2. The wine rack of claim 1, wherein the at least one arm of the first support frame is integrally formed with the base so as to define a one-piece construction and the at least one arm of the second support frame is integrally formed with the base so as to define a one-piece construction.

3. The wine rack of claim 1, wherein the one or more bottle contoured gravity stops are integrally formed with the at least one arm of the first and second support frames.

4. The wine rack of claim 1, further comprising a locking mechanism including one or more safety straps.

5. The wine rack of claim 4, wherein the first and second support frames include one or more attachment points for engaging with the one or more safety straps.

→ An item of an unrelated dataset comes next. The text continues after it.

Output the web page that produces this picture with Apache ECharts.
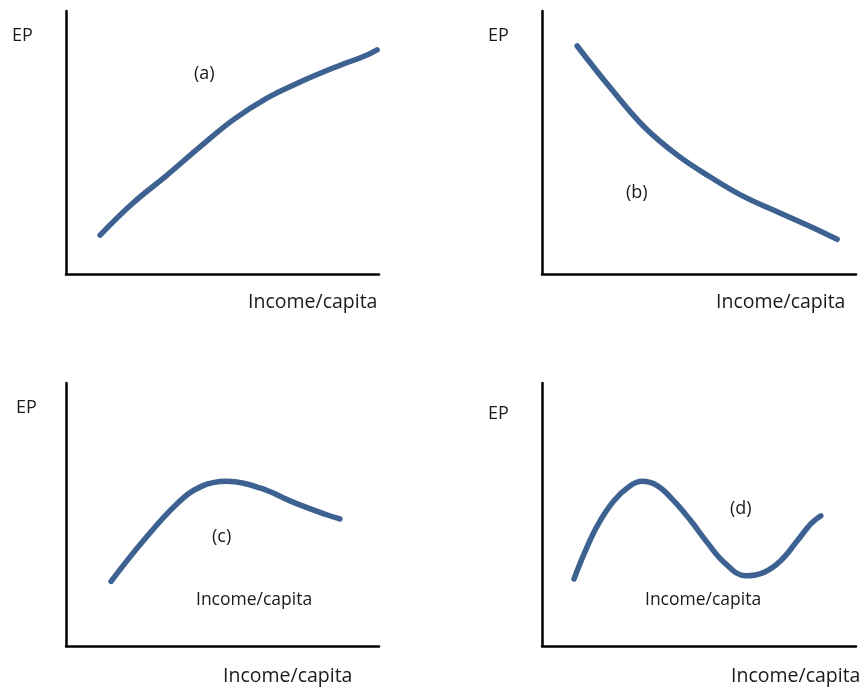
<!DOCTYPE html>
<html>
<head>
<meta charset="utf-8">
<script src="https://cdn.jsdelivr.net/npm/echarts@6/dist/echarts.min.js"></script>
<style>
  html, body { margin: 0; padding: 0; background: #fff; }
  #main { width: 868px; height: 688px; }
</style>
</head>
<body>
<div id="main"></div>
<script>
// curve points (axis units 0..10)
var curveA = [[1.09, 1.48], [2.14, 2.70], [3.23, 3.76], [4.28, 4.83], [5.34, 5.86], [6.42, 6.69], [7.48, 7.30], [8.53, 7.83], [9.62, 8.33], [9.94, 8.52]];
var curveB = [[1.12, 8.67], [2.19, 7.06], [3.25, 5.60], [4.31, 4.52], [5.37, 3.68], [6.43, 2.94], [7.49, 2.37], [8.56, 1.80], [9.40, 1.32]];
var curveC = [[1.44, 2.46], [2.47, 4.00], [3.54, 5.40], [4.31, 6.06], [5.13, 6.26], [6.20, 6.01], [7.27, 5.46], [8.33, 4.99], [8.75, 4.83]];
var curveD = [[1.02, 2.55], [1.34, 3.50], [1.76, 4.57], [2.29, 5.52], [2.82, 6.10], [3.19, 6.26], [3.67, 6.10], [4.20, 5.52], [4.74, 4.76], [5.26, 3.94], [5.80, 3.18], [6.49, 2.67], [7.07, 2.80], [7.60, 3.24], [8.13, 4.00], [8.56, 4.64], [8.88, 4.95]];
var panelLabels = ['(a)', '(b)', '(c)', '(d)'];
var yName = 'EP';
var xName = 'Income/capita';

var myChart = echarts.init(document.getElementById('main'), null, { renderer: 'canvas' });

var lineColor = '#3d6191';
var font = '"Open Sans", "Liberation Sans", Arial, sans-serif';

var grids = [
    { left: 66, top: 11, width: 313, height: 263 },
    { left: 542, top: 11, width: 314, height: 263 },
    { left: 66, top: 383, width: 313, height: 263 },
    { left: 542, top: 383, width: 314, height: 263 }
];

var xAxes = [], yAxes = [], series = [];
var curves = [curveA, curveB, curveC, curveD];
for (var i = 0; i < 4; i++) {
    xAxes.push({
        type: 'value', gridIndex: i, min: 0, max: 10,
        axisLine: { lineStyle: { color: '#000', width: 2.5 } },
        axisTick: { show: false }, axisLabel: { show: false }, splitLine: { show: false }
    });
    yAxes.push({
        type: 'value', gridIndex: i, min: 0, max: 10,
        axisLine: { show: true, lineStyle: { color: '#000', width: 2.5 } },
        axisTick: { show: false }, axisLabel: { show: false }, splitLine: { show: false }
    });
    series.push({
        type: 'line', xAxisIndex: i, yAxisIndex: i,
        data: curves[i], smooth: 0.4, symbol: 'none',
        lineStyle: { color: lineColor, width: 5.5, cap: 'round' }
    });
}

// texts: x = left edge, y = middle
function txt(x, y, s, size) {
    return {
        type: 'text', x: x, y: y,
        style: { text: s, fill: '#1a1a1a', font: size + 'px ' + font, verticalAlign: 'middle' }
    };
}

var option = {
    animation: false,
    backgroundColor: '#fff',
    grid: grids,
    xAxis: xAxes,
    yAxis: yAxes,
    series: series,
    graphic: [
        txt(12, 36, yName, 18),
        txt(488, 36, yName, 18),
        txt(16, 408, yName, 18),
        txt(488, 414, yName, 18),
        txt(248, 302, xName, 19.5),
        txt(716, 302, xName, 19.5),
        txt(223, 676, xName, 19.5),
        txt(731, 676, xName, 19.5),
        txt(196, 600, xName, 17.5),
        txt(645, 600, xName, 17.5),
        txt(194, 74, panelLabels[0], 18),
        txt(626, 193, panelLabels[1], 18),
        txt(212, 537, panelLabels[2], 18),
        txt(730, 509, panelLabels[3], 18)
    ]
};
myChart.setOption(option);
</script>
</body>
</html>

6. The wine rack of claim 5, wherein at least one of the one or more attachment points is positioned on the contoured gravity stops.

7. The wine rack of claim 1, wherein the at least one arm extending from the base on the first support frame is offset in a vertical direction from the corresponding at least one arm extending from the base on the second support frame.

8. The wine rack of claim 1, wherein the one or more bottle contoured gravity stops on the first support frame are offset in a lateral direction from the one or more bottle contoured gravity stops on the second support frame.

9. The wine rack of claim 1, wherein the first support frame includes a first support leg and side panel and the second support frame includes a second support leg and side panel, wherein the first support frame and second support frame are coupled to a support structure for supporting the wine rack in a stand-alone configuration.